La Lazio ricorre ad arringhe fiume Il legale: «Zitto Lotito, tocca a me»

«Il nostro presidente non chiedeva vantaggi, ma solo che gli arbitri non facessero errori»

da Roma

Chi invece si difende con le unghie è Claudio Lotito. Mercoledì era intervenuto debordante in prima persona, ieri ci ha pensato il suo difensore, l’avvocato Gian Michele Gentile che alle 18,45, quando ormai si avvicinava la chiusura della giornata prevista per le 19, quasi controvoglia, ha preso la parola con un’arringa di un’ora e 35 minuti. Avrebbe voluto parlare questa mattina, Gentile, ma le insistenze di Ruperto («andiamo avanti fino a mezzanotte», salvo poi chiedere alle 20 quanto tempo gli restasse ancora) hanno fatto sì che il difensore dei biancocelesti diventasse altrettanto debordante, in modo più elegante però. Un’analisi pignolesca, quella di Gentile che ad un certo punto ha pure zittito Lotito che gli stava vicino (tra loro l’avvocato Domenico Siniscalchi): «Zitto tu, hai parlato ieri, ora parlo io».
L’arringa del difensore biancoceleste è stata tesa a negare interventi illeciti di Lotito, con le presunte pressioni sui designatori, attraverso i vertici federali, per ottenere arbitraggi favorevoli. Così come il tenore delle sue tante telefonate che, secondo il legale, altro non erano che colloqui istituzionali, o quasi, senza mai che vi fosse una sia pur minima violazione del famigerato articolo 6. Con pazienza certosina Gentile ha esaminato parola per parola quanto riportato nel deferimento del Procuratore Palazzi, contestando e smontando (secondo lui) tutte le accuse. A cominciare dall’appartenenza alla cupola moggiana, negata visto, dice l’avvocato, lo spessore del personaggio Lotito, entrato nel mondo del calcio come un elefante in cristalleria, con una serie di colleghi presidenti e dirigenti che nelle riunioni in Lega non lo consideravano più di tanto. Ma proprio questa era, secondo Gentile, la forza di Lotito che, «riformatore e moralizzatore della Lazio, avrebbe voluto portare il suo credo e la sua filosofia anche nel mondo del pallone, un presidente di società che, a differenza dei colleghi, a Natale non mandava doni natalizi a nessuno, né arbitri né dirigenti».
Prese in considerazione tutte le telefonate e le dichiarazioni di Manfredi Martino, il funzionario romano della Can che aveva notato irregolarità nei sorteggi e nelle griglie arbitrali. Esaminate soprattutto le telefonate a Franco Carraro, con Lotito costretto a chiedere il telefonino dell’ex presidente Figc a Innocenzo Mazzini. Telefonate che, è sempre il difensore biancoazzurro ad affermarlo, avevano il carattere della istituzionalità, perché Lotito non chiedeva vantaggi, ma solo che gli arbitri non commettessero errori rilevanti contro la Lazio. «Insomma, una forma di tutela per la società, atteggiamento assolutamente legittimo». Gentile ha poi evidenziato il rapporto con Mazzini, una sorta di «compagni di merenda», dove il pittoresco ex presidente Figc usava con l’amico romano un linguaggio boccaccesco o comunque particolarmente colorito. Quanto alle partite incriminate con Chievo, Parma, Bologna e Fiorentina, quelle che potrebbero portare la Lazio in B, Gentile le ha vivisezionate, leggendo tutte le registrazioni e le dichiarazioni dei calciatori avversari che affermano di non aver riscontrato nulla di strano nell’andamento della gara. Un modo per scagionare Lotito, che - conclude il legale - mai ha fatto pressioni per avere un arbitro e che, men che meno, ha mai telefonato o parlato con un direttore di gara.
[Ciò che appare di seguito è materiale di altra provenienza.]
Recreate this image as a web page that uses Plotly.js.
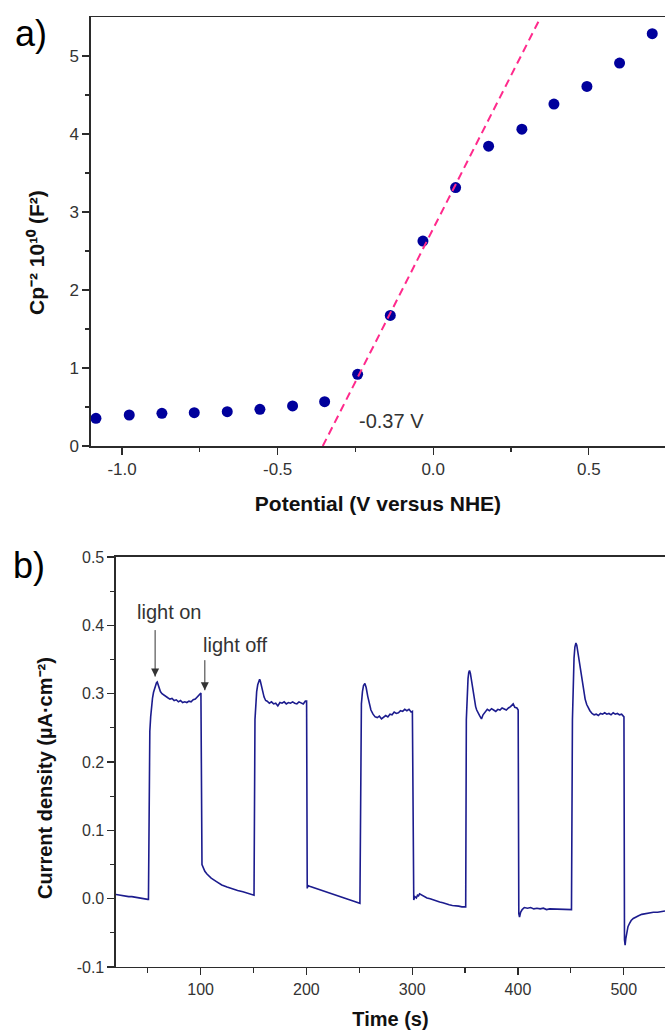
<!DOCTYPE html>
<html>
<head>
<meta charset="utf-8">
<script src="https://cdn.plot.ly/plotly-3.0.1.min.js"></script>
<style>
  html, body { margin: 0; padding: 0; background: #fff; overflow: hidden; }
  #chart { width: 665px; height: 1032px; }
</style>
</head>
<body>
<div id="chart"></div>
<script>
// ---------- panel a) Mott–Schottky ----------
const potential = [-1.084, -0.977, -0.872, -0.768, -0.662, -0.557, -0.452, -0.349, -0.243,
                   -0.138, -0.033, 0.072, 0.178, 0.285, 0.388, 0.494, 0.599, 0.704];
const cpInvSq = [0.355, 0.398, 0.420, 0.428, 0.441, 0.471, 0.514, 0.569, 0.920,
                 1.674, 2.628, 3.313, 3.844, 4.062, 4.384, 4.610, 4.910, 5.287];
const fitX = [-0.355, 0.338];
const fitY = [0, 5.44];
const potTickVals = [-1.0, -0.5, 0.0, 0.5];
const potTickText = ['-1.0', '-0.5', '0.0', '0.5'];
const cpTickVals = [0, 1, 2, 3, 4, 5];
const cpTickText = ['0', '1', '2', '3', '4', '5'];

// ---------- panel b) photocurrent ----------
const timeS = [
  // dark
  20, 23, 26, 29, 32, 35, 38, 41, 44, 47, 50, 50.7,
  // light on 1
  51.3, 52, 52.8, 53.5, 54.5, 55.5, 56.5, 57.5, 58.3, 59, 60, 61, 62, 63.5, 65, 67, 69, 71, 73, 75,
  77, 79, 81, 83, 85, 87, 89, 91, 93, 95, 97, 99, 100.3,
  // dark 2
  101.3, 102, 104, 106, 108, 110, 115, 120, 125, 130, 135, 140, 145, 150.5,
  // light 2
  151.4, 152, 153, 154, 155, 155.8, 156.5, 157.5, 158.5, 160, 161.5, 163, 165, 167, 169, 171, 173,
  175, 177, 179, 181, 183, 185, 187, 189, 191, 193, 195, 197, 199, 200.2,
  // dark 3
  200.8, 201.5, 203, 205, 207, 210, 213, 216, 219, 222, 225, 228, 231, 234, 237, 240, 243, 246, 249, 250.6,
  // light 3
  251.3, 252, 253, 254, 255.3, 256.5, 258, 259.5, 261, 263, 265, 267, 269, 271, 273, 275, 277, 279,
  281, 283, 285, 287, 289, 291, 293, 295, 297, 299, 300.2,
  // dark 4
  300.8, 301.5, 302.5, 304, 305, 306, 307, 309, 311, 314, 317, 320, 323, 326, 329, 332, 335, 338,
  341, 344, 347, 350.6,
  // light 4
  351.2, 352, 352.8, 353.5, 354.2, 355, 356, 357, 358, 359, 360, 361, 362, 363, 364, 365.5, 367, 369,
  371, 373, 375, 377, 379, 381, 383, 385, 387, 389, 391, 393, 395.5, 397, 399, 400.2,
  // dark 5
  400.8, 401.5, 402.5, 404, 406, 409, 412, 415, 418, 421, 424, 427, 430, 433, 436, 439, 442, 445, 448, 450.6,
  // light 5
  451.5, 452.2, 453, 453.8, 454.8, 455.6, 456.5, 457.5, 458.5, 459.5, 460.5, 461.5, 462.5, 463.5, 465,
  466.5, 468, 470, 472, 474, 476, 478, 480, 482, 484, 486, 488, 490, 492, 494, 496, 498, 499.5, 500.2,
  // dark 6
  500.7, 501.3, 502, 503, 504, 505.5, 507, 509, 511, 514, 517, 520, 524, 528, 532, 536, 539
];
const currentDensity = [
  0.006, 0.005, 0.005, 0.004, 0.003, 0.003, 0.002, 0.001, 0.001, 0.000, -0.001, -0.001,
  0.200, 0.245, 0.266, 0.280, 0.293, 0.302, 0.308, 0.313, 0.316, 0.317, 0.313, 0.308, 0.303, 0.300, 0.298, 0.296, 0.294, 0.292, 0.293, 0.290,
  0.291, 0.288, 0.290, 0.287, 0.288, 0.287, 0.289, 0.288, 0.291, 0.292, 0.295, 0.298, 0.301,
  0.050, 0.047, 0.040, 0.036, 0.033, 0.030, 0.025, 0.020, 0.017, 0.014, 0.012, 0.010, 0.008, 0.005,
  0.262, 0.285, 0.303, 0.313, 0.319, 0.321, 0.318, 0.310, 0.302, 0.295, 0.290, 0.289, 0.286, 0.288, 0.285, 0.286, 0.282,
  0.287, 0.286, 0.288, 0.285, 0.287, 0.286, 0.288, 0.286, 0.285, 0.288, 0.287, 0.285, 0.289, 0.289,
  0.015, 0.019, 0.018, 0.017, 0.016, 0.014, 0.013, 0.011, 0.010, 0.008, 0.007, 0.005, 0.004, 0.002, 0.001, -0.001, -0.003, -0.004, -0.006, -0.007,
  0.258, 0.285, 0.303, 0.312, 0.315, 0.309, 0.296, 0.284, 0.276, 0.270, 0.266, 0.265, 0.267, 0.263, 0.266, 0.268, 0.266, 0.270,
  0.269, 0.273, 0.271, 0.272, 0.275, 0.274, 0.277, 0.275, 0.277, 0.273, 0.274,
  0.000, -0.002, 0.003, 0.001, 0.005, 0.004, 0.007, 0.005, 0.004, 0.001, 0.000, -0.002, -0.004, -0.005, -0.006, -0.008, -0.009, -0.010,
  -0.010, -0.011, -0.012, -0.012,
  0.262, 0.300, 0.322, 0.331, 0.334, 0.330, 0.320, 0.308, 0.297, 0.288, 0.281, 0.276, 0.272, 0.270, 0.267, 0.263, 0.269, 0.273,
  0.277, 0.275, 0.278, 0.276, 0.274, 0.277, 0.276, 0.279, 0.278, 0.276, 0.279, 0.281, 0.285, 0.280, 0.279, 0.276,
  -0.022, -0.027, -0.020, -0.016, -0.013, -0.014, -0.013, -0.015, -0.014, -0.015, -0.014, -0.016, -0.015, -0.015, -0.016, -0.015, -0.016, -0.015, -0.016, -0.016,
  0.262, 0.318, 0.352, 0.368, 0.374, 0.371, 0.362, 0.350, 0.340, 0.333, 0.322, 0.310, 0.300, 0.292, 0.284,
  0.278, 0.275, 0.271, 0.269, 0.270, 0.268, 0.271, 0.270, 0.272, 0.270, 0.271, 0.269, 0.272, 0.270, 0.271, 0.269, 0.270, 0.268, 0.266,
  -0.060, -0.068, -0.058, -0.048, -0.041, -0.036, -0.032, -0.029, -0.027, -0.025, -0.023, -0.022, -0.021, -0.020, -0.020, -0.019, -0.018
];
// annotation arrows (tail -> tip)
const arrowOnT = [57, 57];
const arrowOnJ = [0.393, 0.325];
const arrowOffT = [104, 104];
const arrowOffJ = [0.349, 0.305];

const timeTickVals = [100, 200, 300, 400, 500];
const timeTickText = ['100', '200', '300', '400', '500'];
const timeMinorVals = [50, 150, 250, 350, 450];
const jTickVals = [-0.1, 0.0, 0.1, 0.2, 0.3, 0.4, 0.5];
const jTickText = ['-0.1', '0.0', '0.1', '0.2', '0.3', '0.4', '0.5'];
const jMinorVals = [-0.05, 0.05, 0.15, 0.25, 0.35, 0.45];

const FONT = 'Liberation Sans, Arial, Helvetica, sans-serif';
const AX = '#2b2b2b';

const arrowStyle = {
  type: 'scatter', mode: 'lines+markers', xaxis: 'x2', yaxis: 'y2',
  line: { color: '#333', width: 1 },
  marker: { symbol: 'arrow-down', size: 8, color: '#333', opacity: [0, 1] },
  hoverinfo: 'skip'
};

const traces = [
  {
    x: potential, y: cpInvSq, type: 'scatter', mode: 'markers',
    xaxis: 'x', yaxis: 'y',
    marker: { color: '#00009c', size: 11 }
  },
  {
    x: fitX, y: fitY, type: 'scatter', mode: 'lines',
    xaxis: 'x', yaxis: 'y',
    line: { color: '#ff2a8c', width: 2, dash: '8px,5px' }
  },
  {
    x: timeS, y: currentDensity, type: 'scatter', mode: 'lines',
    xaxis: 'x2', yaxis: 'y2',
    line: { color: '#1c1c8e', width: 1.6 }
  },
  Object.assign({}, arrowStyle, { x: arrowOnT, y: arrowOnJ }),
  Object.assign({}, arrowStyle, { x: arrowOffT, y: arrowOffJ })
];

const commonAxis = {
  showline: true, linecolor: AX, linewidth: 1.5,
  ticks: 'outside', tickcolor: AX, tickwidth: 1.3, ticklen: 7,
  showgrid: false, zeroline: false, fixedrange: true,
  tickmode: 'array'
};

const layout = {
  width: 665, height: 1032,
  margin: { l: 0, r: 0, t: 0, b: 0 },
  paper_bgcolor: '#ffffff', plot_bgcolor: '#ffffff',
  showlegend: false,
  font: { family: FONT, color: '#333' },
  xaxis: Object.assign({}, commonAxis, {
    domain: [0.1368, 1], range: [-1.1, 0.745], anchor: 'y', mirror: true,
    tickvals: potTickVals, ticktext: potTickText,
    minor: { tickmode: 'array', tickvals: [-0.75, -0.25, 0.25], ticklen: 4, tickwidth: 1.2, tickcolor: AX, ticks: 'outside' },
    tickfont: { size: 17, color: '#333' },
    title: { text: '<b>Potential (V versus NHE)</b>', font: { size: 21, color: '#111' }, standoff: 18 }
  }),
  yaxis: Object.assign({}, commonAxis, {
    domain: [0.5678, 0.9835], range: [0, 5.5], anchor: 'x',
    tickvals: cpTickVals, ticktext: cpTickText,
    minor: { tickmode: 'array', tickvals: [0.5, 1.5, 2.5, 3.5, 4.5], ticklen: 4, tickwidth: 1.2, tickcolor: AX, ticks: 'outside' },
    tickfont: { size: 17, color: '#333' }
  }),
  xaxis2: Object.assign({}, commonAxis, {
    domain: [0.1744, 1], range: [20, 539], anchor: 'y2', mirror: true,
    tickvals: timeTickVals, ticktext: timeTickText,
    minor: { tickmode: 'array', tickvals: timeMinorVals, ticklen: 5, tickwidth: 1.2, tickcolor: AX, ticks: 'outside' },
    tickfont: { size: 16, color: '#333' },
    title: { text: '<b>Time (s)</b>', font: { size: 20, color: '#111' }, standoff: 15 }
  }),
  yaxis2: Object.assign({}, commonAxis, {
    domain: [0.0630, 0.4603], range: [-0.1, 0.5], anchor: 'x2',
    tickvals: jTickVals, ticktext: jTickText,
    minor: { tickmode: 'array', tickvals: jMinorVals, ticklen: 4, tickwidth: 1.2, tickcolor: AX, ticks: 'outside' },
    tickfont: { size: 16, color: '#333' }
  }),
  annotations: [
    { text: '<b>Cp⁻² 10¹⁰ (F²)</b>', xref: 'paper', yref: 'paper',
      x: 0.0541, y: 0.7558, textangle: -90, showarrow: false,
      xanchor: 'center', yanchor: 'middle', font: { size: 21, color: '#111' } },
    { text: '<b>Current density (µA·cm⁻²)</b>', xref: 'paper', yref: 'paper',
      x: 0.0677, y: 0.2461, textangle: -90, showarrow: false,
      xanchor: 'center', yanchor: 'middle', font: { size: 20, color: '#111' } },
    { text: 'a)', xref: 'paper', yref: 'paper', x: 0.0466, y: 0.968, showarrow: false,
      xanchor: 'center', yanchor: 'middle', font: { size: 36, color: '#000' } },
    { text: 'b)', xref: 'paper', yref: 'paper', x: 0.0436, y: 0.4516, showarrow: false,
      xanchor: 'center', yanchor: 'middle', font: { size: 36, color: '#000' } },
    { text: '-0.37 V', xref: 'x', yref: 'y', x: -0.134, y: 0.32, showarrow: false,
      xanchor: 'center', yanchor: 'middle', font: { size: 20, color: '#333' } },
    { text: 'light on', xref: 'x2', yref: 'y2', x: 71, y: 0.4195, showarrow: false,
      xanchor: 'center', yanchor: 'middle', font: { size: 20, color: '#333' } },
    { text: 'light off', xref: 'x2', yref: 'y2', x: 133.4, y: 0.371, showarrow: false,
      xanchor: 'center', yanchor: 'middle', font: { size: 20, color: '#333' } }
  ]
};

Plotly.newPlot('chart', traces, layout, { staticPlot: true, displayModeBar: false });
</script>
</body>
</html>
Gentile ha cercato di smontare anche la famosa frase tra Lotito e Diego Della Valle: «Proposta oscena, da bandito», riferita ai diritti tv e non all’illecito sulla gara tra biancocelesti e viola. E, puntuale come un orologio svizzero, Gentile alle 20,20 conclude la sua arringa, non senza aver prima chiesto il proscioglimento di Lotito dall’accusa di illecito.